The American Crisis 1776

The quotes are from battlefields.org and show the importance of writers encouraging patriots to keep fighting in a very dark time. Thomas Paine, an English immigrant to America, published the following in Philadelphia while he took part in Washington’s Continental Army:  

A book cover on Thomas Paine from a museum in Boston

“THESE are the times that try men’s souls. The summer soldier and the sunshine patriot will, in this crisis, shrink from the service of their country; but he that stands by it now, deserves the love and thanks of man and woman. Tyranny, like hell, is not easily conquered; yet we have this consolation with us, that the harder the conflict, the more glorious the triumph. What we obtain too cheap, we esteem too lightly: it is dearness only that gives every thing its value. Heaven knows how to put a proper price upon its goods; and it would be strange indeed if so celestial an article as FREEDOM should not be highly rated.”

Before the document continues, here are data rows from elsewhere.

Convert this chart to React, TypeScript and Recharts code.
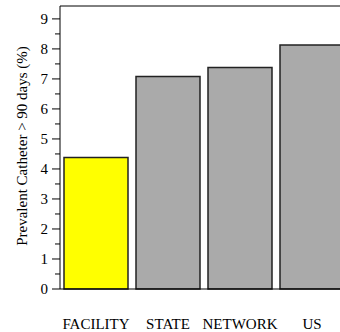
import { BarChart, Bar, XAxis, YAxis, Cell, ReferenceLine, Label } from "recharts";

const categories = ["FACILITY", "STATE", "NETWORK", "US"];
const catheterPct = [4.38, 7.08, 7.38, 8.13];
const barColors = ["#ffff00", "#aaaaaa", "#aaaaaa", "#aaaaaa"];
const yTicks = [0, 0.5, 1, 1.5, 2, 2.5, 3, 3.5, 4, 4.5, 5, 5.5, 6, 6.5, 7, 7.5, 8, 8.5, 9];
const yMax = 9.43;

const data = categories.map((name, i) => ({ name, value: catheterPct[i] }));

const textStyle = { fontFamily: "'Liberation Serif', 'Times New Roman', 'DejaVu Serif', serif", fontSize: 15 };

function YTick(props: any) {
  const { x, y, payload } = props;
  const major = Number.isInteger(payload.value);
  return (
    <g>
      <line x1={x - (major ? 8 : 5)} x2={x} y1={y} y2={y} stroke="#000" strokeWidth={1} />
      {major && (
        <text x={x - 12} y={y} textAnchor="end" dominantBaseline="central" style={textStyle} fill="#000">
          {payload.value}
        </text>
      )}
    </g>
  );
}

function XTick(props: any) {
  const { x, y, payload } = props;
  return (
    <text x={x} y={y + 40} textAnchor="middle" style={textStyle} fill="#000">
      {payload.value}
    </text>
  );
}

export default function App() {
  return (
    <div style={{ position: "absolute", left: 0, top: 0, width: 340, height: 332, overflow: "hidden", background: "#fff" }}>
      <BarChart width={348} height={332} data={data} margin={{ top: 6, right: 0, bottom: 0, left: 0 }}>
        <XAxis
          dataKey="name"
          height={43}
          tickSize={0}
          tickMargin={0}
          tickLine={false}
          axisLine={{ stroke: "#000", strokeWidth: 1 }}
          tick={<XTick />}
          interval={0}
        />
        <YAxis
          width={60}
          domain={[0, yMax]}
          ticks={yTicks}
          interval={0}
          tickSize={0}
          tickMargin={0}
          tickLine={false}
          axisLine={{ stroke: "#000", strokeWidth: 1 }}
          tick={<YTick />}
        >
          <Label
            content={() => (
              <text
                x={22}
                y={146}
                transform="rotate(-90 22 146)"
                textAnchor="middle"
                dominantBaseline="central"
                style={textStyle}
                fill="#000"
              >
                Prevalent Catheter &gt; 90 days (%)
              </text>
            )}
          />
        </YAxis>
        <ReferenceLine y={yMax} stroke="#000" strokeWidth={1} />
        <Bar dataKey="value" barSize={64} stroke="#222" strokeWidth={1.5} isAnimationActive={false}>
          {data.map((d, i) => (
            <Cell key={d.name} fill={barColors[i]} />
          ))}
        </Bar>
      </BarChart>
    </div>
  );
}
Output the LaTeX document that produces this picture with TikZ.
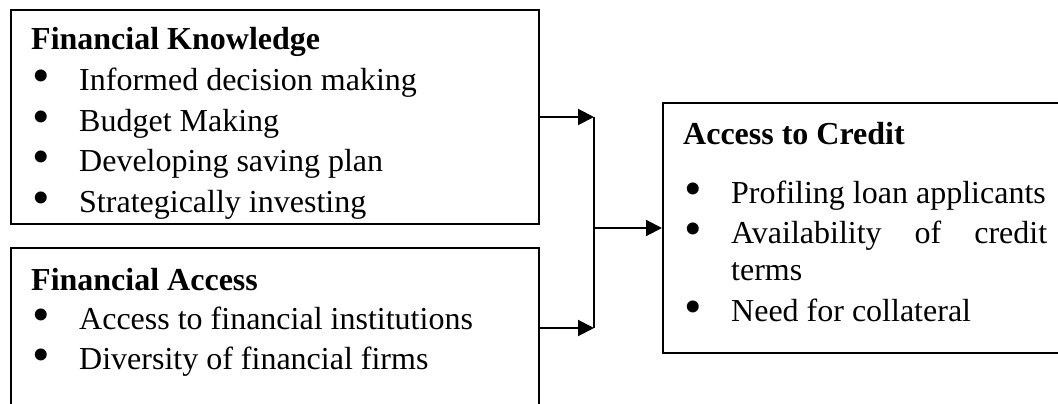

On the night of December 25th, as Washington prepared to make a strike on Trenton, he ordered that Paine’s words be read to the entire army as a reminder of the importance of their task.

“I call not upon a few, but upon all: not on this state or that state, but on every state: up and help us; lay your shoulders to the wheel; better have too much force than too little, when so great an object is at stake. Let it be told to the future world, that in the depth of winter, when nothing but hope and virtue could survive, that the city and the country, alarmed at one common danger, came forth to meet and to repulse it.”

Their resolve renewed, the battered but not broken Continental Army went back on the offensive. The “Ten Crucial Days” that followed saw Washington and his men victorious at Trenton and Princeton, forcing the Howe to abandon much of New Jersey.